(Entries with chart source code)
__________________________________________________
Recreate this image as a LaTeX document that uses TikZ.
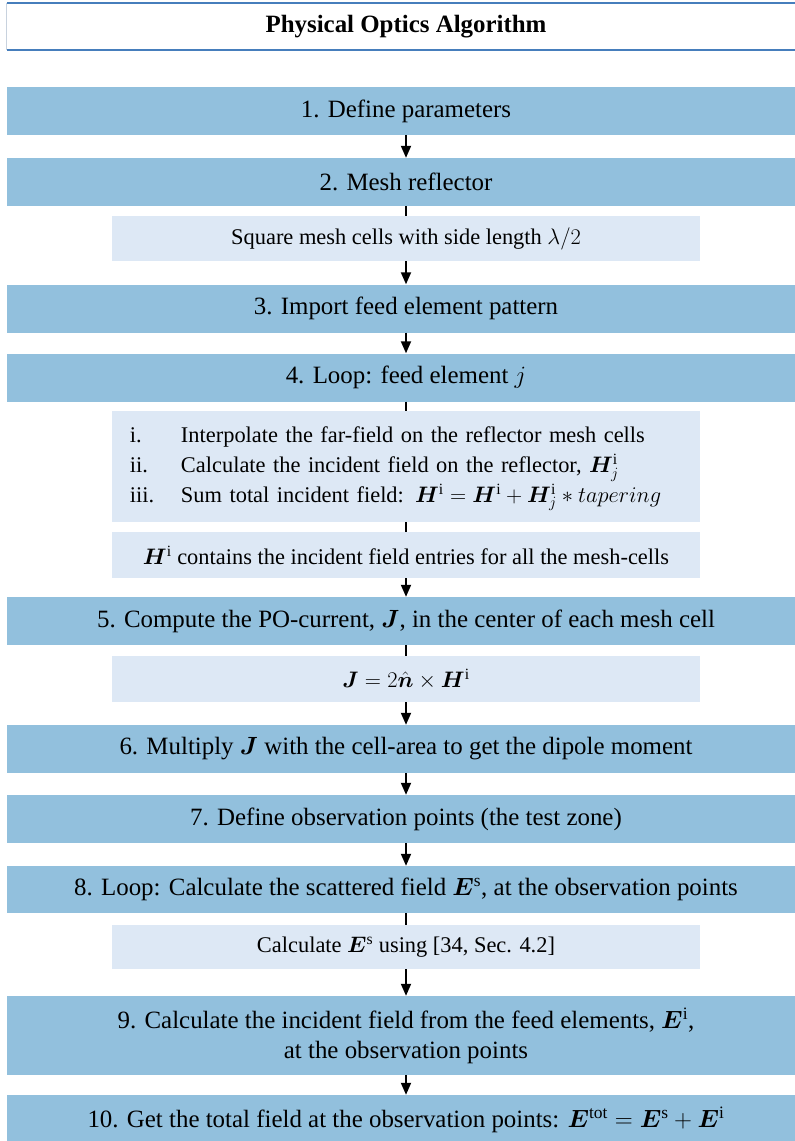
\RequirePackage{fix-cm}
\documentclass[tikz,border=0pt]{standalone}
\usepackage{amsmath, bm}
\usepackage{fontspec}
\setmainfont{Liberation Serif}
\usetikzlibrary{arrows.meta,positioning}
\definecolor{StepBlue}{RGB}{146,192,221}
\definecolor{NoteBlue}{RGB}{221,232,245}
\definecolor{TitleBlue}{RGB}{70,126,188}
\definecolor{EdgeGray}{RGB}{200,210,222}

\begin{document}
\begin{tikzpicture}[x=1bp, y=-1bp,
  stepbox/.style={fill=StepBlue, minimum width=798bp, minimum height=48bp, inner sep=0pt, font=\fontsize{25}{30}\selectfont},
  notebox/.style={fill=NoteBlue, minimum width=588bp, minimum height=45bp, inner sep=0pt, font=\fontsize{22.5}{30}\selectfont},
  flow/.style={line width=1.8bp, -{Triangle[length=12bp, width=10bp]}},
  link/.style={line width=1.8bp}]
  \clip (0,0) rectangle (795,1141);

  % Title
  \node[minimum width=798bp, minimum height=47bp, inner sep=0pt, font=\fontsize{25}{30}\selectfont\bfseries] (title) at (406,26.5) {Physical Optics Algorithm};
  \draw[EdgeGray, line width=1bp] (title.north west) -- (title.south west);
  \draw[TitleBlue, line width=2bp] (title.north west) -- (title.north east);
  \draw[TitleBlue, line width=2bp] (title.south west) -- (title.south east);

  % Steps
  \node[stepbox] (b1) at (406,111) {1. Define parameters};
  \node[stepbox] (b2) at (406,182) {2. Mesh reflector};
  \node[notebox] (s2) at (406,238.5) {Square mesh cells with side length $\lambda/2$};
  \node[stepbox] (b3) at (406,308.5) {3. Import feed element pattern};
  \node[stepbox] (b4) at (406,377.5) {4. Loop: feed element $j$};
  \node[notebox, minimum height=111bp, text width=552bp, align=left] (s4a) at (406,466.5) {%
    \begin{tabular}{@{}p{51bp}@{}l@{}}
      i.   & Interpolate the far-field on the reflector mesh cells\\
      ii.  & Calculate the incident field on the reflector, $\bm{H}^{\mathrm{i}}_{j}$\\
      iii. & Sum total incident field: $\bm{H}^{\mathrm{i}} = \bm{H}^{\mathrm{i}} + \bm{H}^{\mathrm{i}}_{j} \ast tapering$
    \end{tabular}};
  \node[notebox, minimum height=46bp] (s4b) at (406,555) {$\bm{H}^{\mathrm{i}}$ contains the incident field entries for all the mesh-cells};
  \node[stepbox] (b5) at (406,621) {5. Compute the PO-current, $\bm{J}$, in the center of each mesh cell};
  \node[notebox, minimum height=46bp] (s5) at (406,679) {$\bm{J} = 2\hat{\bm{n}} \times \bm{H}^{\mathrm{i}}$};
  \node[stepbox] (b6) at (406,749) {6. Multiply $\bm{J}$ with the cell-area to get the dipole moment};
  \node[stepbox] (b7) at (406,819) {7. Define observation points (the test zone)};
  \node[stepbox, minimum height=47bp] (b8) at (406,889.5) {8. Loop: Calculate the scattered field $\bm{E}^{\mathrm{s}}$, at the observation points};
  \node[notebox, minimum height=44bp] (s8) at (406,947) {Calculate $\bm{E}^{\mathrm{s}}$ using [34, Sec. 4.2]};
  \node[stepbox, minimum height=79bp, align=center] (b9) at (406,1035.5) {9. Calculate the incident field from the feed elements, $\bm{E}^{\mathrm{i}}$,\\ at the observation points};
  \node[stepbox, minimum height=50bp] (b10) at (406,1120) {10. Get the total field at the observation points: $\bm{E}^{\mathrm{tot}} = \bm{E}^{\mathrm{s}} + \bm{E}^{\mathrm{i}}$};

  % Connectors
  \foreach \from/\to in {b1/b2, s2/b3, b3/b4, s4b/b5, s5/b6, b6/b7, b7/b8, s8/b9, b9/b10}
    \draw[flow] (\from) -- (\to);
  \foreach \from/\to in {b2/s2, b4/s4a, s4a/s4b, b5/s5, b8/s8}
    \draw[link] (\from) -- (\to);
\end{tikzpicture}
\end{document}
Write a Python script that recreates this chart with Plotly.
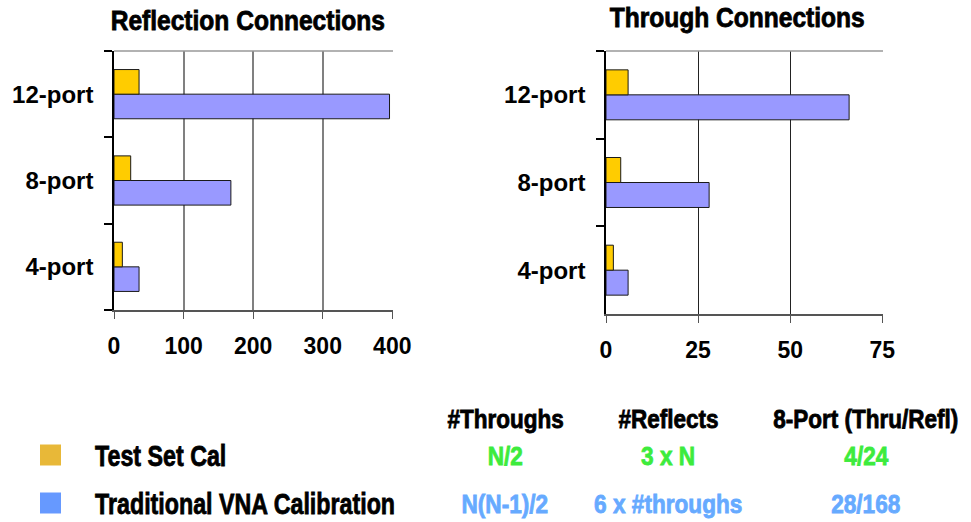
__________________________________________________
Exercise aim - Using the data above, write out every line exactly, leaving the images behind.

Written response -
Recreate this image as a LaTeX document that uses TikZ.
\RequirePackage{fix-cm}
\documentclass[tikz,border=0pt]{standalone}
\usepackage{amsmath, bm}
\usepackage{fontspec}
\setmainfont{Liberation Serif}
\usetikzlibrary{arrows.meta,positioning}
\definecolor{StepBlue}{RGB}{146,192,221}
\definecolor{NoteBlue}{RGB}{221,232,245}
\definecolor{TitleBlue}{RGB}{70,126,188}
\definecolor{EdgeGray}{RGB}{200,210,222}

\begin{document}
\begin{tikzpicture}[x=1bp, y=-1bp,
  stepbox/.style={fill=StepBlue, minimum width=798bp, minimum height=48bp, inner sep=0pt, font=\fontsize{25}{30}\selectfont},
  notebox/.style={fill=NoteBlue, minimum width=588bp, minimum height=45bp, inner sep=0pt, font=\fontsize{22.5}{30}\selectfont},
  flow/.style={line width=1.8bp, -{Triangle[length=12bp, width=10bp]}},
  link/.style={line width=1.8bp}]
  \clip (0,0) rectangle (795,1141);

  % Title
  \node[minimum width=798bp, minimum height=47bp, inner sep=0pt, font=\fontsize{25}{30}\selectfont\bfseries] (title) at (406,26.5) {Physical Optics Algorithm};
  \draw[EdgeGray, line width=1bp] (title.north west) -- (title.south west);
  \draw[TitleBlue, line width=2bp] (title.north west) -- (title.north east);
  \draw[TitleBlue, line width=2bp] (title.south west) -- (title.south east);

  % Steps
  \node[stepbox] (b1) at (406,111) {1. Define parameters};
  \node[stepbox] (b2) at (406,182) {2. Mesh reflector};
  \node[notebox] (s2) at (406,238.5) {Square mesh cells with side length $\lambda/2$};
  \node[stepbox] (b3) at (406,308.5) {3. Import feed element pattern};
  \node[stepbox] (b4) at (406,377.5) {4. Loop: feed element $j$};
  \node[notebox, minimum height=111bp, text width=552bp, align=left] (s4a) at (406,466.5) {%
    \begin{tabular}{@{}p{51bp}@{}l@{}}
      i.   & Interpolate the far-field on the reflector mesh cells\\
      ii.  & Calculate the incident field on the reflector, $\bm{H}^{\mathrm{i}}_{j}$\\
      iii. & Sum total incident field: $\bm{H}^{\mathrm{i}} = \bm{H}^{\mathrm{i}} + \bm{H}^{\mathrm{i}}_{j} \ast tapering$
    \end{tabular}};
  \node[notebox, minimum height=46bp] (s4b) at (406,555) {$\bm{H}^{\mathrm{i}}$ contains the incident field entries for all the mesh-cells};
  \node[stepbox] (b5) at (406,621) {5. Compute the PO-current, $\bm{J}$, in the center of each mesh cell};
  \node[notebox, minimum height=46bp] (s5) at (406,679) {$\bm{J} = 2\hat{\bm{n}} \times \bm{H}^{\mathrm{i}}$};
  \node[stepbox] (b6) at (406,749) {6. Multiply $\bm{J}$ with the cell-area to get the dipole moment};
  \node[stepbox] (b7) at (406,819) {7. Define observation points (the test zone)};
  \node[stepbox, minimum height=47bp] (b8) at (406,889.5) {8. Loop: Calculate the scattered field $\bm{E}^{\mathrm{s}}$, at the observation points};
  \node[notebox, minimum height=44bp] (s8) at (406,947) {Calculate $\bm{E}^{\mathrm{s}}$ using [34, Sec. 4.2]};
  \node[stepbox, minimum height=79bp, align=center] (b9) at (406,1035.5) {9. Calculate the incident field from the feed elements, $\bm{E}^{\mathrm{i}}$,\\ at the observation points};
  \node[stepbox, minimum height=50bp] (b10) at (406,1120) {10. Get the total field at the observation points: $\bm{E}^{\mathrm{tot}} = \bm{E}^{\mathrm{s}} + \bm{E}^{\mathrm{i}}$};

  % Connectors
  \foreach \from/\to in {b1/b2, s2/b3, b3/b4, s4b/b5, s5/b6, b6/b7, b7/b8, s8/b9, b9/b10}
    \draw[flow] (\from) -- (\to);
  \foreach \from/\to in {b2/s2, b4/s4a, s4a/s4b, b5/s5, b8/s8}
    \draw[link] (\from) -- (\to);
\end{tikzpicture}
\end{document}
Write a Python script that recreates this chart with Plotly.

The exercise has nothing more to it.